I guess some of the items detailed as heinous in the article in connection with Hussein’s invasion of Kuwait are rarely mentioned any more, since they are now routinely used by Bush, or justified by Bush.

7. Suppression of the 1991 uprisings by Kurds and Shiites. Immediately following the invasion of Kuwait, Shiite Muslims in the south and the Kurdish minority in the north staged uprisings against Saddam’s regime. The dictator’s henchmen retaliated by killing tens of thousands of Iraqis, and around 2 million Kurds were forced to flee their homes. The bodies of many of those who “disappeared” in 1991 have only recently been exhumed from mass graves.

Isn’t the key phrase here, Suppression of uprisings? What would Lincoln do? What would Bush do?

Summary

My heart goes out to the Kurds and other dissidents of Iraq no less than it does to the Confederates of our own history. Except: the Confederates had a true Constitutional basis.

I doubt that Saddam Hussein would be qualified to teach Sunday School at the average Baptist church.

But that’s not the question.

The question is, given his culture and its history, is he the metaphysical personification of evil?

Clearly not. His atrocities, even when fully exaggerated, still fall short of Lincoln’s.

They may even fall short of the wrongful deaths that have come about because of Bush’s actions.

Sources

Considering that the evil cartoon-character of Saddam Hussein is trotted out every so often as the final trump card to overcome objections to our War against Iraq, it is surprising how little hard information is available to the ordinary man.

The specific charges and their context should be common knowledge to all. It should not be something hidden. I have had to sift back to 2004 to even find specifics mentioned in detail.

I listen regularly to BBC world news hour, and last time I heard them cover it, evidence was being taken for the murder of some people back in the early 80’s. Most of the witnesses were dead.

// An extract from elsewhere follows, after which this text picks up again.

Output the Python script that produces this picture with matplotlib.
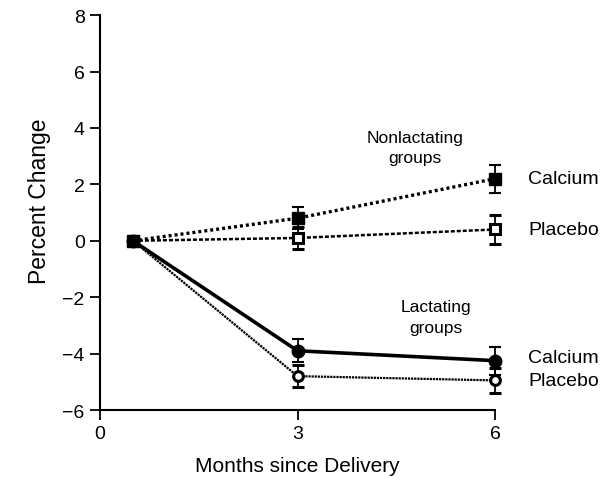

The raging, seething factions at each others’ throat today in Iraq as a result of our allegedly good-willed intervention, is proof that Hussein’s hard measures may have been exactly what was necessary to maintain something like peace.

7 thoughts on “Saddam Hussein: paragon of evil?

  1. hi tim,

    I like the ideas here and yes we need a reintroduction to the history in this region. We have to remember that these states were created via ww1 and ww2 by the zion brits, the french and yes the americans to stem the ottoman turks and nazi germany. that less than 70-80 years ago these guys where riding camels over the very area that is now a petroleum hot spot. the princes,kings and what have you were placed in power by the brits,french,us because of the work against the axis powers. also hussein should have learned after the fall of the shah and noriega in panama and marcos in philipines that if he strayed too far off the map he would be next. we taught & supplied the afgahans when the soviets invaded then left them high and dry.a lot of the boundary lines drawn by the UN posed real problems with different groups like the Kurds also leaving them without aide.like the ottomans and possibly germany all that have ventured here only cared for the fuel to run the industrial machine that the west has created. it’s also interesting in that the “rise of Islam” was spoken and written of by a few guys in the west, two being Walter Martin and another Robert Morrey and i think there were some others, but these had a more Dispy view, in the eary 90s. I find it ironic that we trust India with nukes not long after they and Pakistan threaten to blow each other up because of Kashmir and other “regions of dispute”.

    s. e. hoffmeister
    p.s. remember lawrence of arabia

  2. Go here for an excellent summary (about 1/2 way down) of the US crimes against Hussein and Iraq.

    The article also exposes how even pundits, who supposedly are paid to help us think, cannot even grasp simple syntax (i.e. Ron Paul’s statement in the debate) if it goes contrary to the regnant paradigm.

  3. Many Americans probably still do not know that Saddam Hussein had a Christian in his cabinet. Search on Tariq Aziz in this summary by Ron Paul. (Does anyone suppose that Israel would ever tolerate a Christian as Foreign Minister?)

    With Saddam gone, Iraqi Christians are now being persecuted, kidnapped, and slaughtered wholesale.

    The neo-cons don’t care about this, of course. That Christians had a significant political presence in Iraq probably only added to their hatred of Iraq.

    But what can the Christian Right say for itself?

  4. Before the war started I read that Hussein allowed the distribution of New Testaments in Iraqi schools. Try that in America!!!

  5. Saddam is dead now, but we must never forget the judeo-christian lies that used him as an excuse to invade a sovereign country without provocation and execute its head of state. JUDEO-christian World Magazine tipped the neo-con’s hand as to what the war in Iraq is really all about, and confirms what right-wingers have been saying all along. In an editorial in the Jun 16, 2007 (visible on-line for subscribers) issue entitled “What about Israel?” the subtitle tells it all: “All other discussions about the Middle East are basically secondary.” Israel functions for those people like a gospel-song refrain:

    “So the United States regains its posture and its reputation and a little bit of good will. But Israel’s still there.

    “We achieve some measure of energy independence and we learn how to use a little less oil. But Israel’s still there.

    “The memory of a war badly executed recedes into the past. But Israel’s still very much there.”

    The punch-line says it all:

    “All of which makes you wonder what on earth all the critics of the war—ranging from radical Democrat John Murtha to radical Republican Ron Paul, and everybody else in between—would suggest we do about what may be the most critical issue of all: Are they really suggesting that Israel is expendable?”